‘Billions’ May Be Saved By Tokens Backed With Central Bank Money: BoE Chief

Bank of England governor Mark Carney said that distributed ledger tech (DLT) projects have the potential to “unlock billions of pounds in capital and liquidity” — and that they might one day see closer cooperation with the central bank itself.

Carney spoke on June 20 during an appearance at the Lord Mayor’s Banquet for Bankers and Merchants of the City of London, according to published remarks. In the speech, which centered on new forms of financial products and services, Carney stated that “the Bank of England is announcing plans to consult on opening access to our balance sheet to new payment providers,” going to on remark that “this access could empower a host of new innovation.”

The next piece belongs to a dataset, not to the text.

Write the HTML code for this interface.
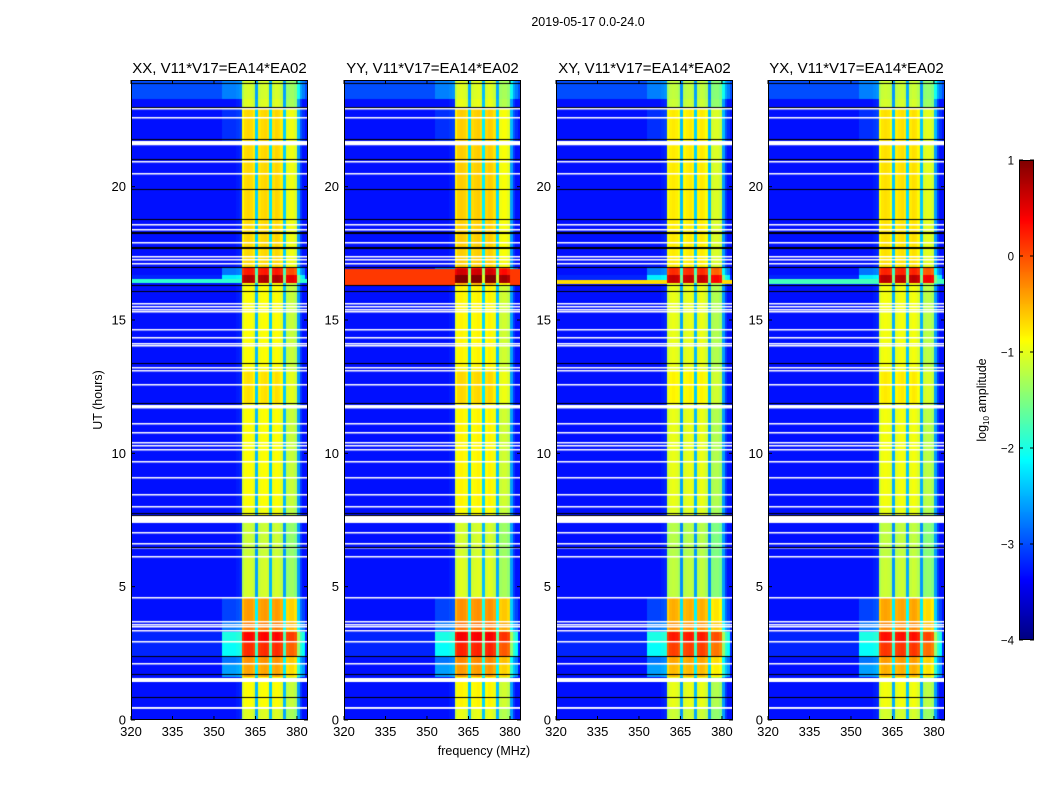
<!DOCTYPE html>
<html><head><meta charset="utf-8">
<style>
body{margin:0;background:#fff;font-family:"Liberation Sans","DejaVu Sans",sans-serif;}
#wrap{position:relative;width:1050px;height:800px;overflow:hidden;background:#fff;}
canvas{position:absolute;}
svg{position:absolute;left:0;top:0;}
</style></head>
<body>
<div id="wrap">
<svg id="ov" width="1050" height="800"></svg>
</div>
<script>
// ---- data ----
const panelTitles = ["XX, V11*V17=EA14*EA02","YY, V11*V17=EA14*EA02","XY, V11*V17=EA14*EA02","YX, V11*V17=EA14*EA02"];
const xTicks = [320,335,350,365,380];
const yTicks = [0,5,10,15,20];
const cbTicks = [1,0,-1,-2,-3,-4];
// baseline log10 amplitude per 1 MHz channel, 320..383 MHz
const channelBase = [
-3.3,-3.3,-3.3,-3.3,-3.3,-3.3,-3.3,-3.3,-3.3,-3.3,
-3.3,-3.3,-3.3,-3.3,-3.3,-3.3,-3.3,-3.3,-3.3,-3.3,
-3.3,-3.3,-3.3,-3.3,-3.3,-3.3,-3.3,-3.3,-3.3,-3.3,
-3.3,-3.3,-3.3,-3.3,-3.3,-3.3,-3.3,-3.3,-3.25,-3.2,
-1.1,-0.95,-0.92,-0.95,-1.05,-2.5,
-1.0,-0.95,-0.92,-0.98,-2.4,
-0.98,-0.92,-0.95,-1.05,-2.5,
-1.25,-1.2,-1.2,-1.3,-2.6,
-3.1,-3.3,-3.3];
// time segments (hours): band boost, halo boost, background offset
const segStart = [0,   0.45,1.6, 2.1, 2.4, 2.9, 3.3, 3.7, 4.6, 6.1, 7.7, 8.0, 11.9,13.1,16.37,16.7,17.0,21.7,23.0,23.3];
const segEnd   = [0.45,1.6, 2.1, 2.4, 2.9, 3.3, 3.7, 4.6, 6.1, 7.7, 8.0, 11.9,13.1,16.37,16.7,17.0,21.7,23.0,23.3,24];
const segBoost = [-0.1,0.05,0.5, 0.6, 1.1, 1.3, 0.7, 0.55,-0.15,-0.2,0,   0.05,0.2, 0.05,1.7, 1.2, 0.25,0.25,-0.1,-0.15];
const segHalo  = [0,   0,   0.7, 0.5, 1.1, 1.2, 0.5, 0.25,0,   0,   0,   0,   0,   0,   1.0, 0.5, 0,   0.15,0,   0.25];
const segBg    = [0,   0,   0,   0,   0.1, 0.1, 0,   0,   0,   0,   0,   0,   0,   0,   0.1, 0,   0,   0,   0,   0.3];
// flagged (white) rows: start time, height (hours)
const whiteT = [0.42,1.42,2.1,2.9,3.33,3.48,3.56,3.67,4.57,6.1,6.43,6.6,7.0,7.38,7.98,8.43,9.06,9.66,10.1,10.26,10.38,10.75,11.08,11.68,12.55,13.08,13.2,14.03,14.1,14.3,14.6,15.3,15.36,15.47,15.6,17.1,17.23,17.35,17.86,18.35,18.54,20.45,20.9,21.55,22.55,22.9];
const whiteH = [0.07,0.15,0.05,0.05,0.05,0.04,0.04,0.04,0.05,0.05,0.05,0.05,0.05,0.26,0.05,0.05,0.05,0.05,0.05,0.05,0.05,0.05,0.05,0.13,0.05,0.05,0.05,0.05,0.05,0.05,0.05,0.05,0.05,0.05,0.05,0.05,0.05,0.05,0.05,0.05,0.05,0.05,0.05,0.16,0.05,0.05];
// black (zero) rows: time
const blackT = [0.86,1.72,2.4,6.5,7.68,7.75,11.87,13.37,16.08,16.3,17.0,17.7,17.75,18.25,18.3,18.8,19.9,21.05,21.8,22.97,23.9];
// per-panel broadband stripe near 16.4 h
const stripeT0 = [16.37,16.3,16.35,16.35];
const stripeT1 = [16.55,16.93,16.5,16.55];
const stripeLevel = [-1.9,0.1,-0.7,-1.8];
const panelOffset = [0,0.05,-0.1,-0.05];

// ---- geometry ----
const panelX = [131,344,556,768], PW=177, PT=80, PH=640;
const fMin=320,fMax=384,tMin=0,tMax=24, vMin=-4, vMax=1;
const xs=(f,i)=>panelX[i]+(f-fMin)/(fMax-fMin)*PW;
const ys=t=>PT+PH-(t-tMin)/(tMax-tMin)*PH;
function jet(val){const n=Math.max(0,Math.min(1,(val-vMin)/(vMax-vMin)));
 const cl=x=>Math.round(255*Math.max(0,Math.min(1,x)));
 return [cl(1.5-Math.abs(4*n-3)),cl(1.5-Math.abs(4*n-2)),cl(1.5-Math.abs(4*n-1))];}
function segOf(t){for(let k=0;k<segStart.length;k++) if(t>=segStart[k]&&t<segEnd[k]) return k; return -1;}
const wrap=document.getElementById('wrap');
const NS="http://www.w3.org/2000/svg";
const ov=document.getElementById('ov');
function txt(x,y,s,size,anchor,name,rot){const e=document.createElementNS(NS,'text');
 e.setAttribute('x',x);e.setAttribute('y',y);e.setAttribute('font-size',size);
 e.setAttribute('text-anchor',anchor);e.setAttribute('fill','#000');
 e.setAttribute('font-family','"Liberation Sans","DejaVu Sans",sans-serif');
 if(rot) e.setAttribute('transform',rot);
 e.textContent=s;
 
 
 ov.appendChild(e);return e;}
function line(x1,y1,x2,y2,name,w){const e=document.createElementNS(NS,'line');
 e.setAttribute('x1',x1);e.setAttribute('y1',y1);e.setAttribute('x2',x2);e.setAttribute('y2',y2);
 e.setAttribute('stroke','#000');e.setAttribute('stroke-width',w||1);
 
 
 ov.appendChild(e);}
const nCh=channelBase.length;
function isBand(ch){const f=fMin+ch;return f>=360&&f<380;}
function isHalo(ch){const f=fMin+ch;return (f>=353&&f<360)||(f>=380&&f<383);}

for(let p=0;p<4;p++){
 const cv=document.createElement('canvas');
 cv.width=PW;cv.height=PH;cv.style.left=panelX[p]+'px';cv.style.top=PT+'px';
 
 
 wrap.insertBefore(cv,ov);
 const ctx=cv.getContext('2d');const img=ctx.createImageData(PW,PH);
 for(let y=0;y<PH;y++){
  const t=tMax-(y+0.5)/PH*(tMax-tMin);
  const k=segOf(t);
  const b=k>=0?segBoost[k]:0,h=k>=0?segHalo[k]:0,bg=k>=0?segBg[k]:0;
  const inStripe=t>=stripeT0[p]&&t<stripeT1[p];
  for(let x=0;x<PW;x++){
   const ch=Math.min(nCh-1,Math.floor((x+0.5)/PW*(fMax-fMin)));
   let v=channelBase[ch];
   if(isBand(ch)){v+= (v>-2?b:b*0.6)+panelOffset[p];}
   else if(isHalo(ch)){v+=h+bg;}
   else v+=bg;
   if(inStripe&&!isBand(ch)) v=Math.max(v,stripeLevel[p]);
   if(inStripe&&isBand(ch)&&p===1) v+=0.3;
   const col=jet(v);const i=(y*PW+x)*4;
   img.data[i]=col[0];img.data[i+1]=col[1];img.data[i+2]=col[2];img.data[i+3]=255;
  }
 }
 ctx.putImageData(img,0,0);
 for(let j=0;j<whiteT.length;j++){
  const y0=PH-(whiteT[j]+whiteH[j])/(tMax-tMin)*PH,y1=PH-whiteT[j]/(tMax-tMin)*PH;
  ctx.fillStyle='#fff';ctx.fillRect(0,Math.round(y0),PW,Math.max(1.5,y1-y0));
 }
 for(let j=0;j<blackT.length;j++){
  ctx.fillStyle='#000';ctx.fillRect(0,Math.round(PH-blackT[j]/(tMax-tMin)*PH),PW,1);
 }
 const r=document.createElementNS(NS,'rect');
 r.setAttribute('x',panelX[p]+0.5);r.setAttribute('y',PT+0.5);r.setAttribute('width',PW-1);r.setAttribute('height',PH-1);
 r.setAttribute('fill','none');r.setAttribute('stroke','#000');
 
 
 ov.appendChild(r);
 txt(panelX[p]+PW/2,73,panelTitles[p],15,'middle','panel-title');
 xTicks.forEach(f=>{const X=xs(f,p);line(X,PT+PH,X,PT+PH-4,'x-tick');line(X,PT,X,PT+4,'x-tick');
  txt(X,736,String(f),13,'middle','x-tick-label');});
 yTicks.forEach(t=>{const Y=ys(t);line(panelX[p],Y,panelX[p]+4,Y,'y-tick');line(panelX[p]+PW,Y,panelX[p]+PW-4,Y,'y-tick');
  txt(panelX[p]-5,Y+4.5,String(t),13,'end','y-tick-label');});
}
txt(588,26,"2019-05-17 0.0-24.0",12.5,'middle','figure-title');
txt(484,755,"frequency (MHz)",12.5,'middle','x-axis-title');
txt(102,400,"UT (hours)",12.5,'middle','y-axis-title','rotate(-90 102 400)');
// colorbar
const cbX=1019,cbW=15,cbT=160,cbH=480;
const cb=document.createElement('canvas');cb.width=cbW;cb.height=cbH;
cb.style.left=cbX+'px';cb.style.top=cbT+'px';


wrap.insertBefore(cb,ov);
const cctx=cb.getContext('2d');
for(let y=0;y<cbH;y++){const c=jet(vMax-(y+0.5)/cbH*(vMax-vMin));cctx.fillStyle=`rgb(${c[0]},${c[1]},${c[2]})`;cctx.fillRect(0,y,cbW,1);}
const cr=document.createElementNS(NS,'rect');
cr.setAttribute('x',cbX+0.5);cr.setAttribute('y',cbT+0.5);cr.setAttribute('width',cbW-1);cr.setAttribute('height',cbH-1);
cr.setAttribute('fill','none');cr.setAttribute('stroke','#000');


ov.appendChild(cr);
cbTicks.forEach(v=>{const Y=cbT+(vMax-v)/(vMax-vMin)*cbH;line(cbX,Y,cbX+4,Y,'colorbar-tick');line(cbX+cbW,Y,cbX+cbW-4,Y,'colorbar-tick');
 txt(1014,Y+4.5,v<0?'\u2212'+(-v):String(v),11.5,'end','colorbar-tick-label');});
const lab=txt(986,400,"",12.5,'middle','colorbar-label','rotate(-90 986 400)');
const t1=document.createElementNS(NS,'tspan');t1.textContent='log';lab.appendChild(t1);
const t2=document.createElementNS(NS,'tspan');t2.textContent='10';t2.setAttribute('font-size','8');t2.setAttribute('dy','3');lab.appendChild(t2);
const t3=document.createElementNS(NS,'tspan');t3.textContent=' amplitude';t3.setAttribute('dy','-3');lab.appendChild(t3);
</script>
</body></html>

It was at this point that Carney invoked work being done on the blockchain and DLT front, telling attendees:

“In wholesale markets, consortia of broker dealers are working to develop settlement systems using distributed ledger technology that could overhaul how markets operate. These consortia, such as [Utility Settlement Coin], propose to issue digital tokens that are fully backed by central bank money, allowing instant settlement. This could also plug into ‘tokenised assets’ – conventional securities also represented on blockchain—and smart contracts. This can drive efficiency and resilience in operational processes and reduce counterparty risks in the system, unlocking billions of pounds in capital and liquidity that can be put to more productive uses.”

On their face, the comments offer a hint — however brief — that companies using DLT might one day be able to tap directly into the Bank of England’s services.

Fnality, the firm behind the Utility Settlement Coin (USC) initiative, raised just over $63 million in new funding, as The Wall Street Journal reported in early June.

During his appearance, Carney returned to a topic he touched on earlier this week: the subject of Facebook’s newly-unveiled cryptocurrency, Libra. In the wake of the announcement, Carney remarked that he expects Libra to abide by high standards of compliance and regulation, and on Thursday, he restated that sentiment.

“The Bank of England approaches Libra with an open mind but not an open door, said Carney. “Unlike social media for which standards and regulations are being debated well after it has been adopted by billions of users, the terms of engagement for innovations such as Libra must be adopted in advance of any launch.”

Libra, if it achieves its ambitions, would be systemically important,” he went on to say, continuing:

“As such it would have to meet the highest standards of prudential regulation and consumer protection. It must address issues ranging from anti-money laundering to data protection to operational resilience. Libra must also be a pro-competitive, open platform that new users can join on equal terms. In addition, authorities will need to consider carefully the implications of Libra for monetary and financial stability.”

“Our citizens deserve no less,” he concluded.

On Wednesday, Carney’s American counterpart, U.S. Federal Reserve chairman Jerome Powell, said that Facebook had met with representatives of the Fed and that the project was “something we’re looking at.”

“I would echo what Governor Carney said which is that we will wind up having quite high expectations from a safety and soundness and regulatory standpoint if they do decide to go forward with something,” Powell said during a press conference.